_What is being asked_: Copy exactly the lines that run from the top of the listing to the line containing "const totalSig = ['c','c','a','a','b','b'];", both ends included, and omit the pictures.

_Available data_:
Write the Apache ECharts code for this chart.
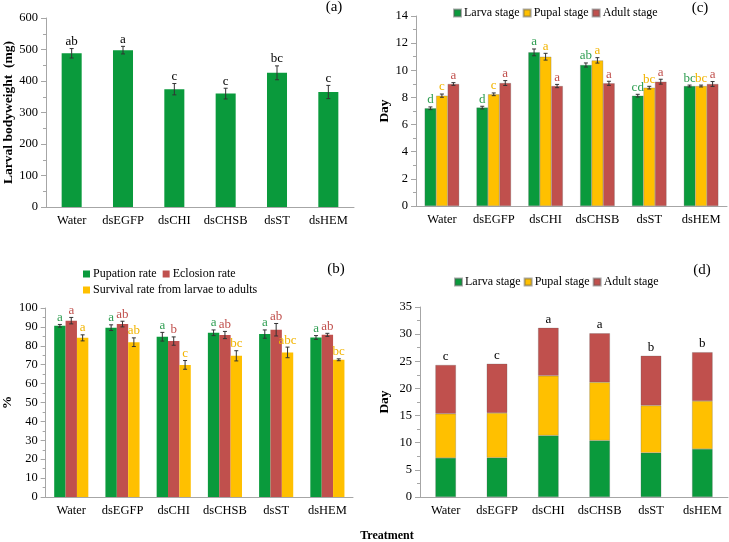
<!DOCTYPE html>
<html><head><meta charset="utf-8">
<script src="https://cdn.jsdelivr.net/npm/echarts@6/dist/echarts.min.js"></script>
<style>html,body{margin:0;padding:0;background:#fff}#c{width:729px;height:542px}</style>
</head><body><div id="c"></div>
<script>
const treatments = ['Water','dsEGFP','dsCHI','dsCHSB','dsST','dsHEM'];
// (a) larval bodyweight (mg)
const bodyweight = [488, 498, 374, 360, 426, 365];
const bodyweightErr = [15, 12, 18, 17, 22, 21];
const bodyweightSig = ['ab','a','c','c','bc','c'];
// (b) rates (%)
const pupationRate = [90.6, 89.6, 84.8, 86.9, 86.2, 84.4];
const pupationErr = [0.7, 1.5, 2.3, 1.5, 2.2, 1.0];
const pupationSig = ['a','a','a','a','a','a'];
const eclosionRate = [93.3, 91.5, 82.5, 85.7, 88.5, 85.8];
const eclosionErr = [1.7, 1.5, 2.2, 1.9, 3.3, 0.8];
const eclosionSig = ['a','ab','b','ab','ab','ab'];
const survivalRate = [84.2, 81.9, 69.9, 74.7, 76.5, 72.6];
const survivalErr = [1.6, 2.3, 2.3, 2.7, 2.8, 0.5];
const survivalSig = ['a','ab','c','bc','abc','bc'];
// (c) stage durations (day)
const larvaDays = [7.2, 7.25, 11.32, 10.39, 8.13, 8.84];
const larvaErr = [0.1, 0.1, 0.25, 0.15, 0.1, 0.07];
const larvaSig = ['d','d','a','ab','cd','bc'];
const pupalDays = [8.13, 8.23, 11.0, 10.73, 8.72, 8.84];
const pupalErr = [0.12, 0.1, 0.25, 0.2, 0.1, 0.07];
const pupalSig = ['c','c','a','a','bc','bc'];
const adultDays = [8.99, 9.06, 8.84, 9.04, 9.16, 8.99];
const adultErr = [0.1, 0.18, 0.12, 0.15, 0.18, 0.18];
const adultSig = ['a','a','a','a','a','a'];
// (d) total development time letters
const totalSig = ['c','c','a','a','b','b'];

const GREEN = '#0a9a3c', RED = '#c0504d', YELLOW = '#ffc000';
const TGREEN = '#2f9e52', TRED = '#c0504d', TYELLOW = '#f2b400';
const FONT = 'Liberation Serif';

function errSeries(ai, vals, errs, sig, offsetFrac, textColor) {
  return {
    type: 'custom', xAxisIndex: ai, yAxisIndex: ai, z: 10, silent: true,
    data: vals.map((v, i) => [i, v, errs ? errs[i] : 0]),
    renderItem(params, api) {
      const i = api.value(0), v = api.value(1), e = api.value(2);
      const base = api.coord([i, v]);
      const band = api.size([1, 0])[0];
      const cx = base[0] + offsetFrac * band;
      const top = api.coord([i, v + e])[1];
      const bot = api.coord([i, v - e])[1];
      const children = [];
      const ls = { stroke: '#333', lineWidth: 1 };
      if (e > 0) {
        children.push({ type: 'line', shape: { x1: cx, y1: top, x2: cx, y2: bot }, style: ls });
        children.push({ type: 'line', shape: { x1: cx - 2, y1: top, x2: cx + 2, y2: top }, style: ls });
        children.push({ type: 'line', shape: { x1: cx - 2, y1: bot, x2: cx + 2, y2: bot }, style: ls });
      }
      children.push({
        type: 'text', x: cx, y: top - (e > 0 ? 0.5 : 2),
        style: { text: sig[params.dataIndex], fill: textColor, font: '13px "' + FONT + '"',
          textAlign: 'center', textVerticalAlign: 'bottom', align: 'center', verticalAlign: 'bottom' }
      });
      return { type: 'group', children };
    }
  };
}

function xAx(gi) {
  return { type: 'category', gridIndex: gi, data: treatments,
    axisLine: { lineStyle: { color: '#a6a6a6' } },
    axisTick: { length: 5, lineStyle: { color: '#a6a6a6' } },
    axisLabel: { interval: 0, color: '#000', fontFamily: FONT, fontSize: 12.5, margin: 7 } };
}
function yAx(gi, max, interval, name, gap) {
  return { type: 'value', gridIndex: gi, min: 0, max: max, interval: interval,
    name: name, nameLocation: 'middle', nameGap: gap, nameRotate: 90,
    nameTextStyle: { color: '#000', fontFamily: FONT, fontWeight: 'bold', fontSize: 13.5 },
    axisLine: { show: true, lineStyle: { color: '#a6a6a6' } },
    axisTick: { show: true, length: 5, lineStyle: { color: '#a6a6a6' } },
    minorTick: { show: true, splitNumber: 2, length: 3, lineStyle: { color: '#a6a6a6' } },
    splitLine: { show: false },
    axisLabel: { color: '#000', fontFamily: FONT, fontSize: 12.5, margin: 8 } };
}
const legText = { color: '#000', fontFamily: FONT, fontSize: 12, padding: [0, 0, 0, -2] };
function leg(names, left, top, gap) {
  return { data: names, left: left, top: top, padding: 0, itemGap: gap, itemWidth: 7, itemHeight: 7,
    icon: 'rect', selectedMode: false, textStyle: legText };
}
function ttl(text, left, top, size, bold) {
  return { text: text, left: left, top: top, textAlign: 'center', padding: 0,
    textStyle: { color: '#000', fontFamily: FONT, fontSize: size, fontWeight: bold ? 'bold' : 'normal' } };
}

const W3 = '22.2%';
const totals = larvaDays.map((v, i) => v + pupalDays[i] + adultDays[i]);
const edge = { borderColor: 'rgba(90,90,90,0.5)', borderWidth: 0.5 };

const option = {
  animation: false,
  backgroundColor: '#fff',
  title: [
    ttl('(a)', 334, 0, 15), ttl('(c)', 700, 1, 15), ttl('(b)', 336, 262, 15), ttl('(d)', 702, 263, 15),
    ttl('Treatment', 387, 530, 12, true)
  ],
  legend: [
    leg(['Larva stage', 'Pupal stage', 'Adult stage'], 453, 7, 3),
    leg(['Pupation rate', 'Eclosion rate'], 83, 268, 6),
    leg(['Survival rate from larvae to adults'], 83, 284, 4),
    leg(['Larva stage', 'Pupal stage', 'Adult stage'], 454, 276, 3)
  ],
  grid: [
    { left: 46, top: 18, width: 308, height: 189 },
    { left: 45, top: 308, width: 308, height: 189 },
    { left: 416, top: 16, width: 311, height: 190 },
    { left: 420, top: 307, width: 308, height: 190 }
  ],
  xAxis: [xAx(0), xAx(1), xAx(2), xAx(3)],
  yAxis: [
    yAx(0, 600, 100, 'Larval bodyweight  (mg)', 27),
    yAx(1, 100, 10, '%', 30),
    yAx(2, 14, 2, 'Day', 22),
    yAx(3, 35, 5, 'Day', 28)
  ],
  series: [
    // (a)
    { type: 'bar', name: 'Larval bodyweight', xAxisIndex: 0, yAxisIndex: 0, data: bodyweight, barWidth: '39%',
      itemStyle: { color: GREEN } },
    errSeries(0, bodyweight, bodyweightErr, bodyweightSig, 0, '#000'),
    // (b)
    { type: 'bar', name: 'Pupation rate', xAxisIndex: 1, yAxisIndex: 1, data: pupationRate, barWidth: W3, barGap: '0%', itemStyle: { color: GREEN } },
    { type: 'bar', name: 'Eclosion rate', xAxisIndex: 1, yAxisIndex: 1, data: eclosionRate, barWidth: W3, barGap: '0%', itemStyle: { color: RED } },
    { type: 'bar', name: 'Survival rate from larvae to adults', xAxisIndex: 1, yAxisIndex: 1, data: survivalRate, barWidth: W3, barGap: '0%', itemStyle: { color: YELLOW } },
    errSeries(1, pupationRate, pupationErr, pupationSig, -0.222, TGREEN),
    errSeries(1, eclosionRate, eclosionErr, eclosionSig, 0, TRED),
    errSeries(1, survivalRate, survivalErr, survivalSig, 0.222, TYELLOW),
    // (c)
    { type: 'bar', name: 'Larva stage', xAxisIndex: 2, yAxisIndex: 2, data: larvaDays, barWidth: W3, barGap: '0%', itemStyle: Object.assign({ color: GREEN }, edge) },
    { type: 'bar', name: 'Pupal stage', xAxisIndex: 2, yAxisIndex: 2, data: pupalDays, barWidth: W3, barGap: '0%', itemStyle: Object.assign({ color: YELLOW }, edge) },
    { type: 'bar', name: 'Adult stage', xAxisIndex: 2, yAxisIndex: 2, data: adultDays, barWidth: W3, barGap: '0%', itemStyle: Object.assign({ color: RED }, edge) },
    errSeries(2, larvaDays, larvaErr, larvaSig, -0.222, TGREEN),
    errSeries(2, pupalDays, pupalErr, pupalSig, 0, TYELLOW),
    errSeries(2, adultDays, adultErr, adultSig, 0.222, TRED),
    // (d)
    { type: 'bar', name: 'Larva stage', xAxisIndex: 3, yAxisIndex: 3, stack: 'total', data: larvaDays, barWidth: '40%', itemStyle: Object.assign({ color: GREEN }, edge) },
    { type: 'bar', name: 'Pupal stage', xAxisIndex: 3, yAxisIndex: 3, stack: 'total', data: pupalDays, barWidth: '40%', itemStyle: Object.assign({ color: YELLOW }, edge) },
    { type: 'bar', name: 'Adult stage', xAxisIndex: 3, yAxisIndex: 3, stack: 'total', data: adultDays, barWidth: '40%', itemStyle: Object.assign({ color: RED }, edge) },
    errSeries(3, totals, null, totalSig, 0, '#000')
  ]
};
const chart = echarts.init(document.getElementById('c'), null, { renderer: 'canvas' });
chart.setOption(option);
</script></body></html>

_Solution for this task_:
Write the Apache ECharts code for this chart.
<!DOCTYPE html>
<html><head><meta charset="utf-8">
<script src="https://cdn.jsdelivr.net/npm/echarts@6/dist/echarts.min.js"></script>
<style>html,body{margin:0;padding:0;background:#fff}#c{width:729px;height:542px}</style>
</head><body><div id="c"></div>
<script>
const treatments = ['Water','dsEGFP','dsCHI','dsCHSB','dsST','dsHEM'];
// (a) larval bodyweight (mg)
const bodyweight = [488, 498, 374, 360, 426, 365];
const bodyweightErr = [15, 12, 18, 17, 22, 21];
const bodyweightSig = ['ab','a','c','c','bc','c'];
// (b) rates (%)
const pupationRate = [90.6, 89.6, 84.8, 86.9, 86.2, 84.4];
const pupationErr = [0.7, 1.5, 2.3, 1.5, 2.2, 1.0];
const pupationSig = ['a','a','a','a','a','a'];
const eclosionRate = [93.3, 91.5, 82.5, 85.7, 88.5, 85.8];
const eclosionErr = [1.7, 1.5, 2.2, 1.9, 3.3, 0.8];
const eclosionSig = ['a','ab','b','ab','ab','ab'];
const survivalRate = [84.2, 81.9, 69.9, 74.7, 76.5, 72.6];
const survivalErr = [1.6, 2.3, 2.3, 2.7, 2.8, 0.5];
const survivalSig = ['a','ab','c','bc','abc','bc'];
// (c) stage durations (day)
const larvaDays = [7.2, 7.25, 11.32, 10.39, 8.13, 8.84];
const larvaErr = [0.1, 0.1, 0.25, 0.15, 0.1, 0.07];
const larvaSig = ['d','d','a','ab','cd','bc'];
const pupalDays = [8.13, 8.23, 11.0, 10.73, 8.72, 8.84];
const pupalErr = [0.12, 0.1, 0.25, 0.2, 0.1, 0.07];
const pupalSig = ['c','c','a','a','bc','bc'];
const adultDays = [8.99, 9.06, 8.84, 9.04, 9.16, 8.99];
const adultErr = [0.1, 0.18, 0.12, 0.15, 0.18, 0.18];
const adultSig = ['a','a','a','a','a','a'];
// (d) total development time letters
const totalSig = ['c','c','a','a','b','b'];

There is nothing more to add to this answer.